Imports of a total of 4420kg of sweetcorn seed is being being investigated for possible GE contamination. About two-thirds of the sweetcorn seed -- 3067.5kg -- was planted in Hawke's Bay, Gisborne, and Ashburton, on about 373ha spread over 25 properties. The bill the Crown faces for cleanup of the latest incident is understood to be in the vicinity of $1 million," Sustainability Council executive director Simon Terry said today.
He said the council had proposed to the Ministry of Agriculture and Forestry (MAF) two years ago low-cost and no-cost biosecurity measures to significantly boost chances of detecting seed contamination and avoiding expensive cleanup bills.
These included trebling the quantity of seeds sampled, to raise the ability to detect low concentrations, and encouraging importers to track and screen seeds for GE content from origin to delivery.
Such quality assurance procedures would aid MAF's stated objective of ensuring New Zealand's GE-free status was maintained. Mr Terry said MAF had put aside the council's proposals, to be reviewed at some later date.
But they would have boosted the chance of detecting GE seeds in the latest shipments, even if the paperwork had not been read correctly at the border.

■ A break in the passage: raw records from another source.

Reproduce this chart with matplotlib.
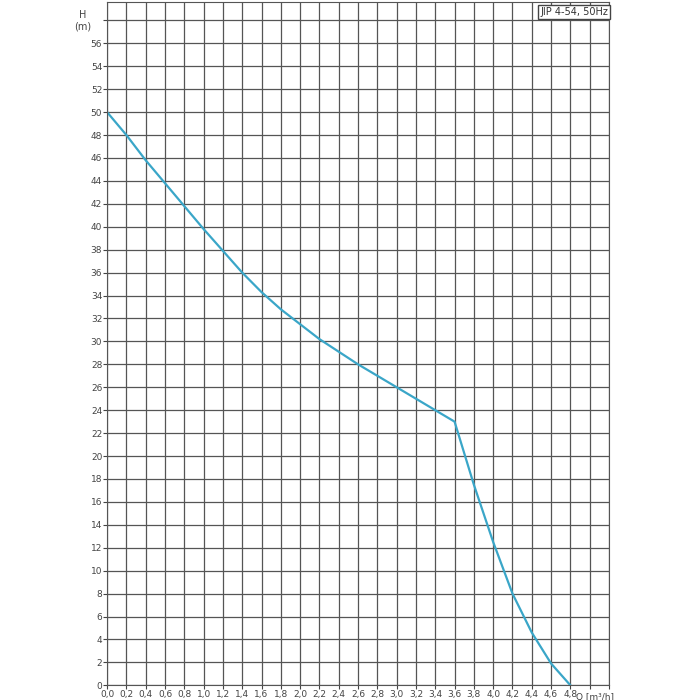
import numpy as np
import matplotlib
matplotlib.use('Agg')
import matplotlib.pyplot as plt

q = [0, 0.2, 0.4, 0.6, 0.8, 1.0, 1.2, 1.4, 1.6, 1.8, 2.0, 2.2, 2.4, 2.6, 2.8,
     3.0, 3.2, 3.4, 3.6, 3.8, 4.0, 4.2, 4.4, 4.6, 4.8]
h = [50, 48, 45.8, 43.8, 41.8, 39.8, 37.9, 36, 34.3, 32.8, 31.5, 30.2, 29.1,
     28, 27, 26, 25, 24, 23, 17.5, 12.5, 8, 4.6, 1.9, 0]
xt = np.round(np.arange(0, 5.21, 0.2), 1)
yt = np.arange(0, 59, 2)

fig = plt.figure(figsize=(7, 7), dpi=100)
ax = fig.add_axes([0.153, 0.021, 0.717, 0.976])
ax.plot(q, h, color='#3aa6c8', lw=1.6)
ax.set_xlim(0, 5.2)
ax.set_ylim(0, 59.6)
ax.set_xticks(xt)
ax.set_xticklabels([f'{t:.1f}'.replace('.', ',') if t <= 4.8 else '' for t in xt])
ax.set_yticks(yt)
ax.set_yticklabels([str(t) if t <= 56 else '' for t in yt])
ax.tick_params(labelsize=6.5, length=3, colors='#444444', pad=0.5)
ax.grid(True, color='#555555', lw=0.9)
for s in ax.spines.values():
    s.set_color('#555555')
ax.text(5.05, -0.7, 'Q [m³/h]', fontsize=6.5, ha='center', va='top', color='#444444')
ax.text(-0.25, 58, 'H\n(m)', fontsize=7, ha='center', va='center', color='#444444')
ax.text(5.19, 59.2, 'JIP 4-54, 50Hz', fontsize=7, ha='right', va='top', color='#333333',
        bbox=dict(facecolor='white', edgecolor='#444444', pad=1.5))
fig.savefig('out.png')
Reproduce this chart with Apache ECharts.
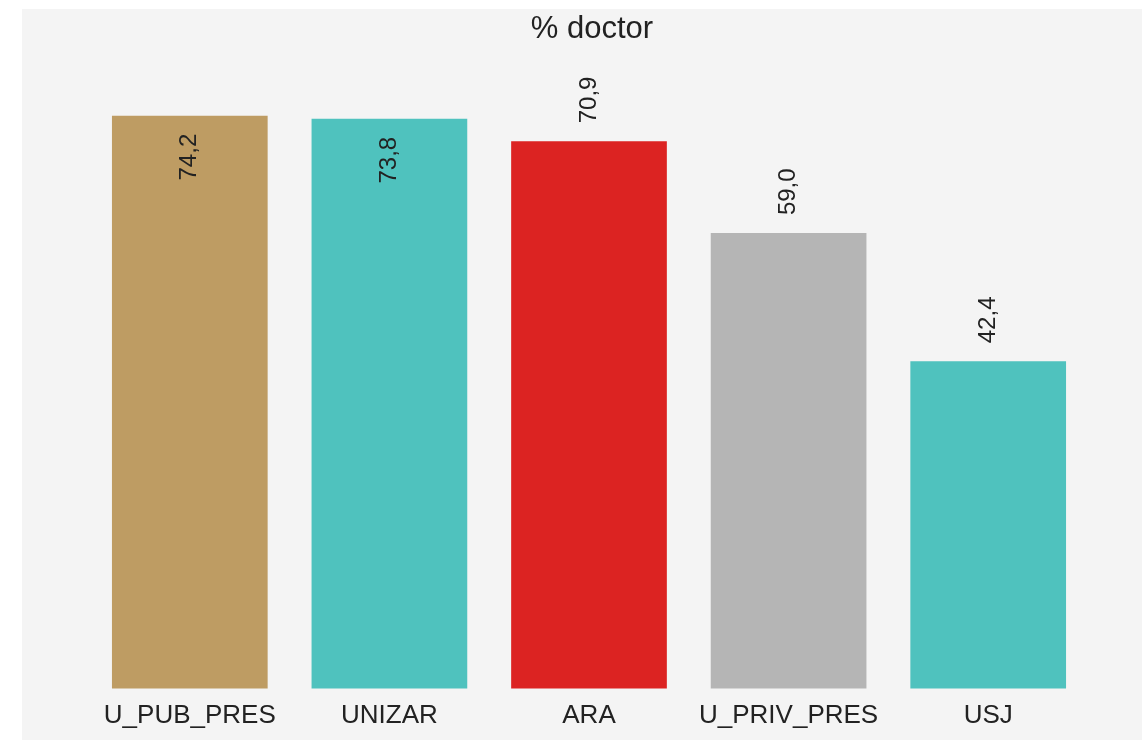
<!DOCTYPE html>
<html>
<head>
<meta charset="utf-8">
<script src="https://cdn.jsdelivr.net/npm/echarts@6/dist/echarts.min.js"></script>
<style>
html,body{margin:0;padding:0;background:#ffffff;overflow:hidden;width:1142px;height:740px;}
#chart{position:absolute;left:22px;top:9px;width:1140px;height:731px;}
</style>
</head>
<body>
<div id="chart"></div>
<script>
const categories = ['U_PUB_PRES', 'UNIZAR', 'ARA', 'U_PRIV_PRES', 'USJ'];
const values = [74.2, 73.8, 70.9, 59.0, 42.4];
const barColors = ['#be9c63', '#4fc2be', '#dc2322', '#b5b5b5', '#4fc2be'];
const labelInside = [true, true, false, false, false];

const chart = echarts.init(document.getElementById('chart'));
const data = values.map((v, i) => ({
  value: v,
  itemStyle: { color: barColors[i] },
  label: labelInside[i]
    ? { position: 'insideTop', rotate: 90, align: 'right', verticalAlign: 'middle', distance: 18 }
    : { position: 'top', rotate: 90, align: 'left', verticalAlign: 'middle', distance: 18 }
}));
chart.setOption({
  backgroundColor: '#f4f4f4',
  animation: false,
  title: {
    text: '% doctor',
    left: 'center',
    top: 0,
    textStyle: { fontFamily: 'Liberation Sans, Arial, sans-serif', fontSize: 31, fontWeight: 'normal', color: '#222222' }
  },
  grid: { left: 68, right: 74, top: 62, bottom: 51.5, containLabel: false },
  xAxis: {
    type: 'category',
    data: categories,
    axisLine: { show: false },
    axisTick: { show: false },
    axisLabel: { interval: 0, fontFamily: 'Liberation Sans, Arial, sans-serif', fontSize: 26, color: '#222222', margin: 14 }
  },
  yAxis: {
    type: 'value',
    min: 0,
    max: 80,
    show: false,
    splitLine: { show: false }
  },
  series: [{
    type: 'bar',
    data: data,
    barWidth: '78%',
    label: {
      show: true,
      fontFamily: 'Liberation Sans, Arial, sans-serif',
      fontSize: 24,
      color: '#222222',
      formatter: p => p.value.toFixed(1).replace('.', ',')
    }
  }]
});
</script>
</body>
</html>
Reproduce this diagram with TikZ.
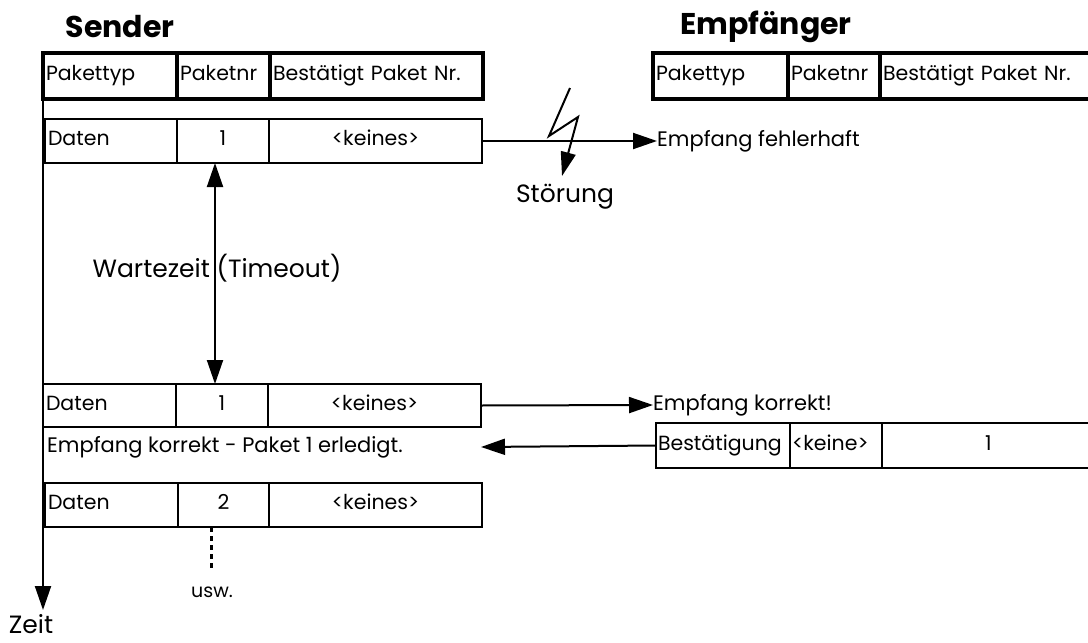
\documentclass[tikz,border=0pt]{standalone}
\usepackage{fontspec}
\setmainfont{Poppins}
\usetikzlibrary{arrows.meta}
\begin{document}
\begin{tikzpicture}[x=1pt,y=-1pt,
  base/.style={font=\fontsize{20.5}{24}\selectfont},
  cellcommon/.style={base,draw,outer sep=0pt,inner xsep=3pt,inner ysep=0pt,anchor=north west,text height=14pt,text depth=4.5pt},
  hcell/.style={cellcommon,line width=4.5pt,minimum height=46pt,align=left},
  dcell/.style={cellcommon,line width=2pt,minimum height=44pt},
  lft/.style={align=left},
  ctr/.style={align=center},
  lbl/.style={font=\fontsize{21}{24}\selectfont,inner sep=0pt},
  big/.style={font=\fontsize{25}{28}\selectfont,inner sep=0pt},
  title/.style={font=\fontsize{30}{34}\selectfont\bfseries,inner sep=0pt},
  arr/.style={line width=2pt,-{Triangle[length=24pt,width=16pt]}},
  darr/.style={line width=2pt,{Triangle[length=24pt,width=16pt]}-{Triangle[length=24pt,width=16pt]}},
]
\useasboundingbox (0,0) rectangle (1088,643);

% titles
\node[title] (sender) at (120,27) {Sender};
\node[title] (empf) at (766,27) {Empfänger};

% sender header
\node[hcell,text width=128pt] (sh1) at (43,53) {\mbox{Pakettyp}};
\node[hcell,text width=87pt] (sh2) at (sh1.north east) {\mbox{Paketnr}};
\node[hcell,text width=207pt] (sh3) at (sh2.north east) {\mbox{Bestätigt Paket Nr.}};

% receiver header
\node[hcell,text width=129pt] (eh1) at (653,53) {\mbox{Pakettyp}};
\node[hcell,text width=86pt] (eh2) at (eh1.north east) {\mbox{Paketnr}};
\node[hcell,text width=207pt] (eh3) at (eh2.north east) {\mbox{Bestätigt Paket Nr.}};

% row 1
\node[dcell,lft,text width=126pt] (r1a) at (45,119) {Daten};
\node[dcell,ctr,text width=86pt] (r1b) at (r1a.north east) {1};
\node[dcell,ctr,text width=207pt] (r1c) at (r1b.north east) {<keines>};

% row 2
\node[dcell,lft,text width=127pt,minimum height=43pt] (r2a) at (43,384) {Daten};
\node[dcell,ctr,text width=86pt,minimum height=43pt] (r2b) at (r2a.north east) {1};
\node[dcell,ctr,text width=207pt,minimum height=43pt] (r2c) at (r2b.north east) {<keines>};

% row 3
\node[dcell,lft,text width=127pt] (r3a) at (45,483) {Daten};
\node[dcell,ctr,text width=85pt] (r3b) at (r3a.north east) {2};
\node[dcell,ctr,text width=207pt] (r3c) at (r3b.north east) {<keines>};

% acknowledgement row
\node[dcell,lft,inner xsep=2pt,text width=130pt,minimum height=45pt] (a1) at (656,423) {\mbox{Bestätigung}};
\node[dcell,lft,inner xsep=2pt,text width=88pt,minimum height=45pt] (a2) at (a1.north east) {\mbox{<keine>}};
\node[dcell,ctr,text width=207pt,minimum height=45pt] (a3) at (a2.north east) {1};

% time axis
\coordinate (tend) at (43,610);
\draw[arr] (sh1.north west) -- (tend);
\node[big] (zeit) at (31,624) {Zeit};

% labels on receiver side
\node[lbl,anchor=west] (fehl) at (657,141) {Empfang fehlerhaft};
\node[lbl,anchor=west] (korr) at (653,405) {Empfang korrekt!};
\node[lbl,anchor=west] (erl) at (47,447) {Empfang korrekt - Paket 1 erledigt.};
\coordinate (back) at (481,447);

% transmissions
\draw[arr] (r1c.east) -- (fehl.west);
\draw[arr] (r2c.east) -- (korr.west);
\draw[arr] (a1.west) -- (back);

% disturbance
\draw[line width=2pt,-{Triangle[length=24pt,width=15pt]}] (570,88) -- (549,136) -- (578,117) -- (562,176);
\node[big] (stoer) at (565,197) {Störung};

% timeout
\draw[darr] ([xshift=-8pt]r1b.south) -- ([xshift=-7pt]r2b.north);
\node[big] (wait) at (217,268) {Wartezeit (Timeout)};

% continuation
\coordinate (dotend) at (211,570);
\draw[line width=3pt,dash pattern=on 5pt off 4pt] ([xshift=-12.5pt]r3b.south) -- (dotend);
\node[lbl,font=\fontsize{19}{22}\selectfont] (usw) at (212,592) {usw.};
\end{tikzpicture}
\end{document}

Green Party co-leader Jeanette Fitizsimons said tonight that efforts by Biosecurity NZ, an agency within MAF, to go back to the US suppliers ofthe seeds, Syngenta, seemed pointless.
"These four consignments came through with documentation that showed GE contamination," she said. "Even if Syngenta provides 100 more documents, it will not change the fact that several tonnes of contaminated seeds have been illegally imported and planted."
Ms Fitzsimons said that for MAF or biosecurity officials to consider letting the corn mature and be harvested, on the condition that it was then exported would send a dangerous signal to markets that expected NZ to be GE-free.
Mr Terry said trying to contain the GE seeds in that way would raise questions about how committed NZ was to the policy of "zero tolerance" of illicit GE seed. "No level of GE contamination is acceptable for the buyers who seek out New Zealand producers because of this country's GE-free reputation," he said.